Direction. Determine how many lines of the material hold the string "this" and reply with only that number.

Rows.
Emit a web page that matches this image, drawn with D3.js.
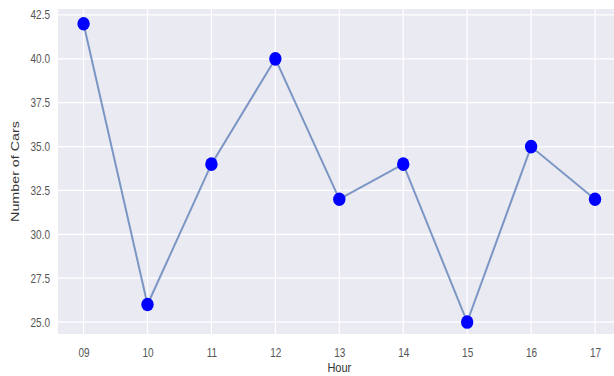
==
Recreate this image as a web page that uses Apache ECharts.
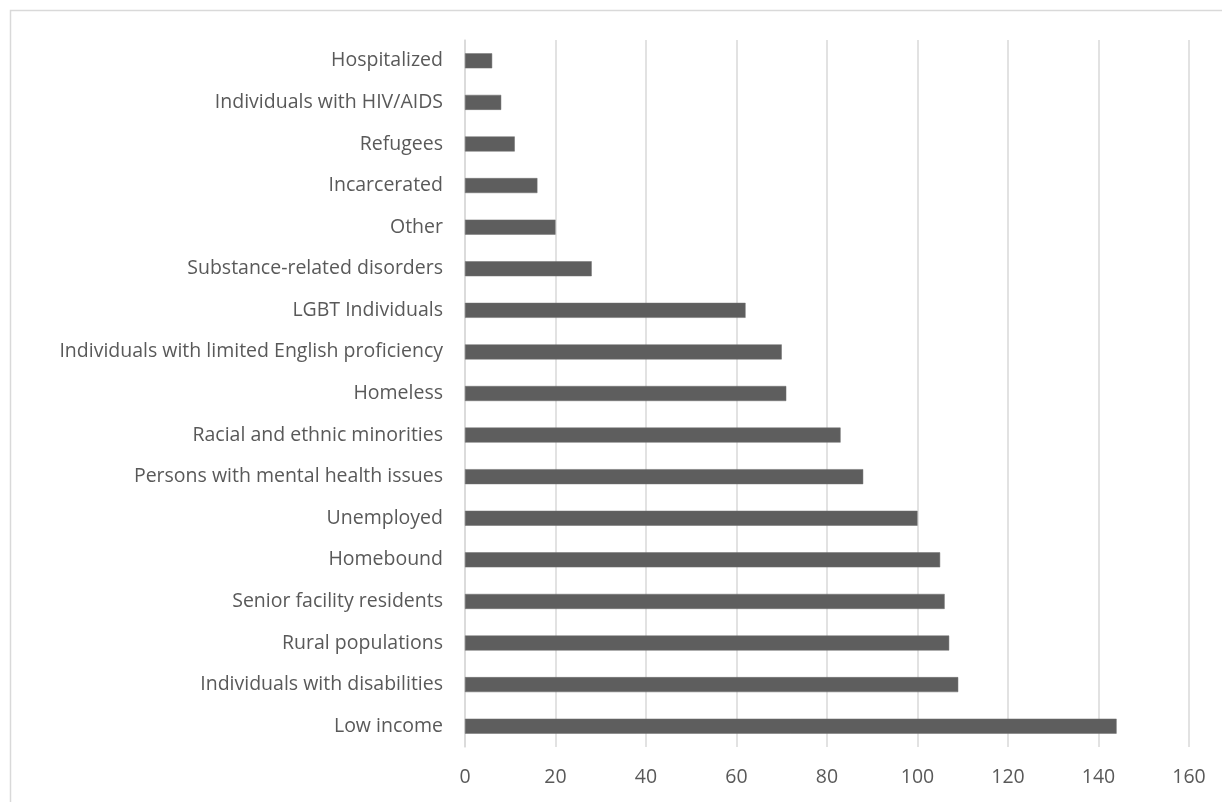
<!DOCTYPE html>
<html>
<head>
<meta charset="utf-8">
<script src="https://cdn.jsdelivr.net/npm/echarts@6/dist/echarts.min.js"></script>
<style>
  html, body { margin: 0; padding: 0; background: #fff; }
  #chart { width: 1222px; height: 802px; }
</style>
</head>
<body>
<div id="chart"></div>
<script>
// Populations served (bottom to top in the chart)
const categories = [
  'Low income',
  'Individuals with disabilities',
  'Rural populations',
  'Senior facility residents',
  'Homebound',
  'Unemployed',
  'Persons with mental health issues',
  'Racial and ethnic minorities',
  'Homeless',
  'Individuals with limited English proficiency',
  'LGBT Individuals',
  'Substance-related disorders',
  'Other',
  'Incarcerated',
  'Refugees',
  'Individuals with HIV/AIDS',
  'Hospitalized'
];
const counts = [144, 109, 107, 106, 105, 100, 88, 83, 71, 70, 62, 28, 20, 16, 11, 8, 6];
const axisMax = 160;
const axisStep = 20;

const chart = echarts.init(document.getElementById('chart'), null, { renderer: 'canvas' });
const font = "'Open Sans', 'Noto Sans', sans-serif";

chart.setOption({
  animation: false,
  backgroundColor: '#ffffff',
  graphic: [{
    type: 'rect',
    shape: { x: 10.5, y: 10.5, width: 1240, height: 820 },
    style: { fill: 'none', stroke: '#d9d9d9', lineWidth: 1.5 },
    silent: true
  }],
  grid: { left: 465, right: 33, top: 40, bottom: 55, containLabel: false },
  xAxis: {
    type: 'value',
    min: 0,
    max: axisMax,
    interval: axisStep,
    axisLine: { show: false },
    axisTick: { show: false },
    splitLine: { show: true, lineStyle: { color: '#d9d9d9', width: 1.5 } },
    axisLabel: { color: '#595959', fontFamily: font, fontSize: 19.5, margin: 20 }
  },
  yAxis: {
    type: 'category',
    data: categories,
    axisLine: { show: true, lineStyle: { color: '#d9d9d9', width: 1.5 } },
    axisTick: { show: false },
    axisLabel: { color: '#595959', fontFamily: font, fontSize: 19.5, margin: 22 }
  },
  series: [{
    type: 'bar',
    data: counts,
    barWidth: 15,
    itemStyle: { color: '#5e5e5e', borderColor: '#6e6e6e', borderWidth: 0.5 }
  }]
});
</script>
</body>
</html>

Result of the task. 2